En cas d’ouverture du mariage civil aux couples de même sexe, pour les communautés religieuses de droit public, «la question se pose donc de savoir si et dans quelle mesure le refus de marier ou bénir les couples homosexuels peut résister à l’interdiction constitutionnelle de la discrimination et à d’autres dispositions de la loi, en particulier le délit révisé de la discrimination raciale (CP. art. 261 bis)», posent ces trois spécialistes, qui pointent alors la contradiction entre d’un côté le droit à l'autodétermination des communautés religieuses (régi par les Cantons), de l’autre l'interdiction de toute pratique discriminatoire.

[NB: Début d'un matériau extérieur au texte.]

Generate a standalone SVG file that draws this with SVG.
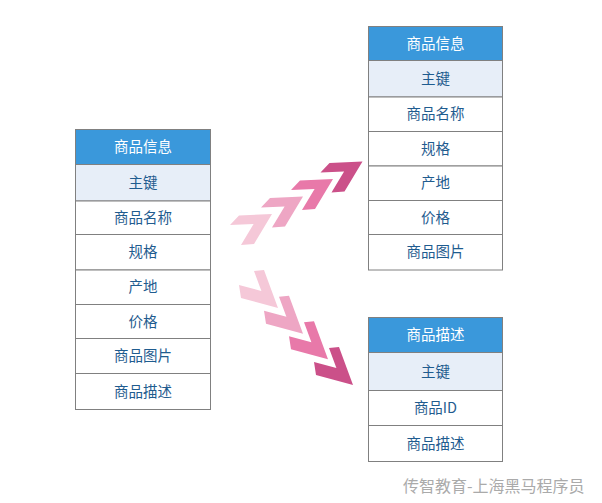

Pour les juristes, il est cependant une évidence: «Les Églises et les communautés religieuses reconnues de droit public doivent tolérer un empiètement sur leur droit à l’autodétermination plus facilement que les communautés religieuses organisées selon le droit privé (à l’instar des Églises évangéliques ou des communautés musulmanes par exemple, ndlr.)»

Poursuite pénale et responsabilité

Partant de là, l’étude conclut qu’il «n’est pas possible d’exclure totalement les conséquences pénales d’un refus» de célébrer une union entre deux personnes du même sexe. «Les ministres du culte de droit public se voient exposés à un risque de responsabilité pénale», formulent-ils clairement. En cas de dépôt de plainte, les magistrats se retrouveront donc face à une pesée des intérêts complexe. 

Si le refus de célébrer un mariage de couples homosexuels est punissable par l’article 261 bis révisé du Code pénal, reste à savoir qui en porterait la responsabilité, et serait donc considéré par la justice comme «l’auteur de l’infraction». Plusieurs cas de figures se présentent alors.  Si, dans le cadre d’une Église qui autorise la célébration de telles unions, un ministre du culte s’y refuse, seule sa responsabilité individuelle serait examinée.

Qu’en est-il dès lors de la clause de conscience garantie par certaines Églises réformées cantonales à leurs ministres? «Si le refus est fondé sur une conviction de foi ou de conscience, les intérêts du pasteur qui refuse le mariage ou la bénédiction, en tant qu’auteur de l’infraction, et ceux des couples homosexuels, en tant que victimes, devront être mis en balance» pour déterminer son éventuelle culpabilité ou son exclusion, peut-on lire dans le document. Dans ce cadre, le mis en cause pourrait alors évoquer sa liberté de croyance et conscience également assurée par la Constitution (art.15), mais sans garantie.

Interrogée sur les résultats de cette étude, l’Église évangélique réformée de Suisse (EERS), qui recommande à ses Églises cantonales d’offrir des célébrations de mariage pour les couples de même sexe, reste confiante. Pour Felix Frey, juriste de l’institution, «la liberté de conscience devrait l'emporter sur le principe de discrimination, à étudier évidemment selon chaque cas individuel».

Refus personnel ou institutionnel

Il existe également des situations où le ministre n’agit pas de sa propre conviction, mais sur la base d’exigences institutionnelles. C’est le cas pour les Églises catholiques romaines, soumises au droit canonique, mais également pour les Églises évangéliques réformées qui en décideront ainsi, étant donné que du côté réformé cette disposition relève de la compétence des Églises cantonales.

Dans les cas où le refus de célébrer un mariage de couple homosexuel dépend d’un choix institutionnel, «la responsabilité pénale des Églises concernées pourrait également être envisagée», écrivent les trois juristes, en notant toutefois que «le droit pénal est principalement adapté aux personnes individuelles». Contacté, le Conseil des Évêques suisses indique que ses commissions de «Bioéthique» et «Justice & Paix» sont en train d’étudier la question.